Cloud Dataflow Developer Experience

We got the opportunity to collaborate with Google Cloud Platform this year soon after the relationship between Salesforce and Google Cloud Platform was announced.  We worked with both Google Cloud Platform and Salesforce product managers to outline a use case that involved Salesforce CRM, Wave and Google Cloud Dataflow.  Here’s a more detailed description of the use case.

In this post we would like to talk about our experience developing source and sink for Salesforce CRM and Wave platforms using Cloud Dataflow.  This can get a bit geeky so apologies in advance to any non-tech readers.

Google Cloud Dataflow is a simple, flexible, and powerful system you can use to perform data   processing tasks of any size.  It consists of two components – a set of SDKs to define processing jobs and a managed cloud service.  We first got started by reading the documentation and trying the word count example.  This helped us get an understanding of the framework and got us familiar with the Cloud Dataflow nomenclature including PTransforms, DoFn, Pipeline, User defined source and sink, etc.  All these concepts are very well documented.  In addition the Stackoverflow forum is very active with Google developers themselves answering a lot of questions.
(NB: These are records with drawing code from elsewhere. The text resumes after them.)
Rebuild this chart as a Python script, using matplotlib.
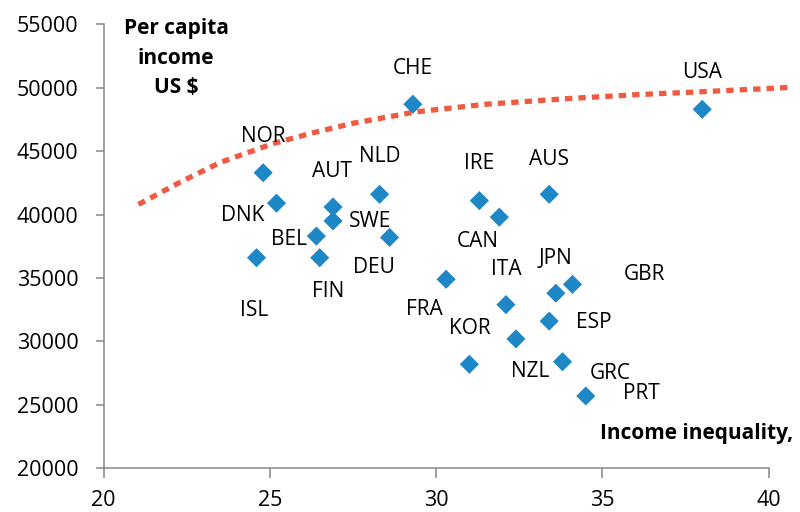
import matplotlib
matplotlib.use('Agg')
import matplotlib.pyplot as plt

plt.rcParams['font.family'] = ['Open Sans', 'DejaVu Sans']

# scatter data
countries = ['NOR', 'DNK', 'AUT', 'SWE', 'NLD', 'BEL', 'DEU', 'ISL', 'FIN', 'CHE', 'USA', 'IRE',
             'CAN', 'AUS', 'FRA', 'ITA', 'KOR', 'NZL', 'JPN', 'GBR', 'ESP', 'GRC', 'PRT']
inequality = [24.8, 25.2, 26.9, 26.9, 28.3, 26.4, 28.6, 24.6, 26.5, 29.3, 38.0, 31.3,
              31.9, 33.4, 30.3, 32.1, 31.0, 32.4, 33.6, 34.1, 33.4, 33.8, 34.5]
income = [43300, 40900, 40600, 39500, 41600, 38300, 38200, 36600, 36600, 48700, 48300, 41100,
          39800, 41600, 34900, 32900, 28200, 30200, 33800, 34500, 31600, 28400, 25700]

# trend line
trend_x = [21.05, 22.3, 23.5, 25.1, 26.3, 27.5, 29.4, 31.5, 34.0, 36.0, 38.1, 40.6]
trend_y = [40800, 42550, 44100, 45600, 46450, 47200, 48100, 48700, 49150, 49450, 49700, 50020]

# label offsets in pixels (dx, dy) from the marker
offsets = {
    'NOR': (0, 36), 'DNK': (-34, -12), 'AUT': (-1, 35), 'SWE': (37, -1), 'NLD': (0, 38),
    'BEL': (-27, -3), 'DEU': (-16, -30), 'ISL': (-2, -53), 'FIN': (8, -34), 'CHE': (0, 36),
    'USA': (0, 37), 'IRE': (0, 37), 'CAN': (-22, -24), 'AUS': (0, 35), 'FRA': (-22, -30),
    'ITA': (0, 35), 'KOR': (0, 36), 'NZL': (14, -33), 'JPN': (0, 35), 'GBR': (72, 10),
    'ESP': (45, -1), 'GRC': (48, -12), 'PRT': (56, 2),
}

fig = plt.figure(figsize=(8, 5.12), dpi=100)
ax = fig.add_axes([0.1294, 0.0854, 0.8315, 0.8671])

axis_grey = '#868686'

ax.plot(trend_x, trend_y, color='#F05A40', linewidth=3.8, linestyle=(0, (1.4, 1.15)),
        dash_capstyle='butt', clip_on=False, zorder=2)
ax.scatter(inequality, income, marker='D', s=95, color='#1E87C6', edgecolors='none', zorder=3)

for c, x, y in zip(countries, inequality, income):
    dx, dy = offsets[c]
    ax.annotate(c, (x, y), xytext=(dx, dy), textcoords='offset pixels',
                ha='center', va='center', fontsize=15, color='black')

ax.set_xlim(20, 40)
ax.set_ylim(20000, 55000)
ax.set_xticks([20, 25, 30, 35, 40])
ax.set_yticks(range(20000, 55001, 5000))

for s in ['top', 'right']:
    ax.spines[s].set_visible(False)
for s in ['left', 'bottom']:
    ax.spines[s].set_color(axis_grey)
    ax.spines[s].set_linewidth(1.1)

ax.tick_params(axis='y', direction='out', length=6, width=1.1, color=axis_grey,
               labelsize=15.5, pad=12)
ax.tick_params(axis='x', direction='out', length=7, width=1.1, color=axis_grey,
               labelsize=15.5, pad=9)

fig.text(176 / 800, 1 - 58 / 512, 'Per capita\nincome\nUS $', ha='center', va='center',
         fontsize=15, fontweight='bold', linespacing=1.55)
fig.text(793 / 800, 1 - 433 / 512, 'Income inequality,', ha='right', va='center',
         fontsize=15, fontweight='bold')

fig.savefig('out.png', dpi=100)
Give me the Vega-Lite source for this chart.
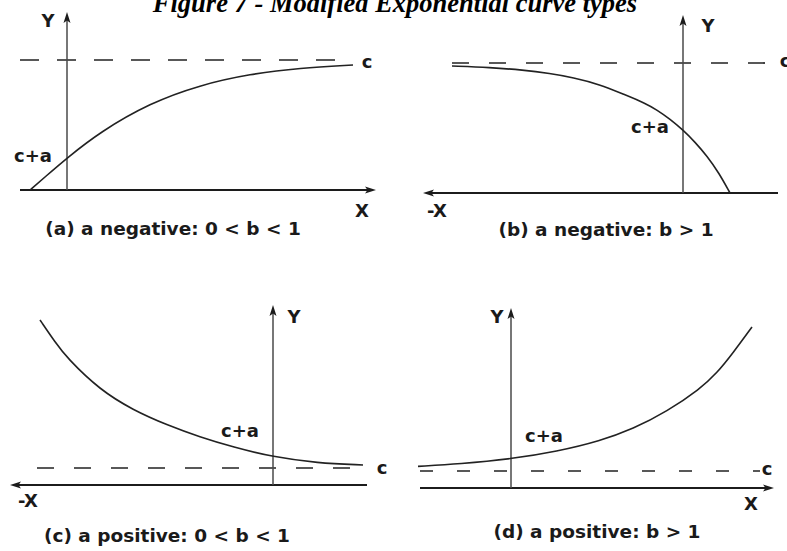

Here are some things we learned when developing our initial solution.

  1. All Source and Sink classes must be immutable – there should be no setters, and all fields must be final, and all fields of mutable type (e.g. collections) must be effectively immutable. We changed “setter-like” methods to return a new object with all fields copied except the field being updated.
  2. When we were initially getting started, we were curious about the number of workers used on any job, but couldn’t find an easy way to find that out.  On the Developers Console, navigating to Compute > Compute Engine > VM instances will show CPU utilization, N/W utilization and disk utilization but not the total number of VM’s used.
  3. Cloud Dataflow has a great console that allows developers and administrators to monitor job executions.  Here’s a screenshot of the execution flow of a particular job.  Clicking on each of the boxes takes you to a more detailed view.  This is a great way to get the status of the overall job as well as each individual step.dataflow_consile
  4. When implementing the user defined source for salesforce, we ran into a couple of issues around how to make the Salesforce read execution in parallel.  This Salesforce read was essentially a SQL query and parallelizing reading from an SQL query is in general a non-trivial task.  So we discussed the below approach to read query results sequentially but parallelize the subsequent processing.  Each Reader will process a bundle – no additional queries in reader’s start/advance methods since data is passed to the reader.  Another approach was to just write a PTransform and not a user-defined-format source.  For cases where the source can’t parallelize reading from itself, it seems that there is no benefit to using the Source API over just using a PTransform.
  5. We faced similar issues when writing the user defined sink to write data to Wave.  Wave API has limitations around the amount of data that can be written in a single call (10MB) and the total number of writes that can happen in parallel.  So we needed a way to control total number of writes by splitting dataset into multiple parts to avoid api errors.  In addition, each part had to be numbered sequentially from 1 to N.  The transform job computed the number of parts based on dataset size e.g. if 200MB, then set # of parts to say 30 to ensure each part is less than 10 MB, then the GroupBy takes the number of parts from previous step as sideInput and groups dataset into 30 (assign key by doing hash modulo to ensure even buckets) KV pairs.
  6. One thing that’s available on other platforms (e.g. Spark) is the ability to write transformation using SQL like languages like HiveQL.  That makes the amount of code to be written to be much smaller and could probably be a faster way to implement given the relative ease of writing Hive QL queries.
  7. Given the complex nature of pipelines that deal with large data, testing becomes an important part of the overall code.  Google Cloud Dataflow has very good support for writing unit tests and they also have some good documentation in this regard.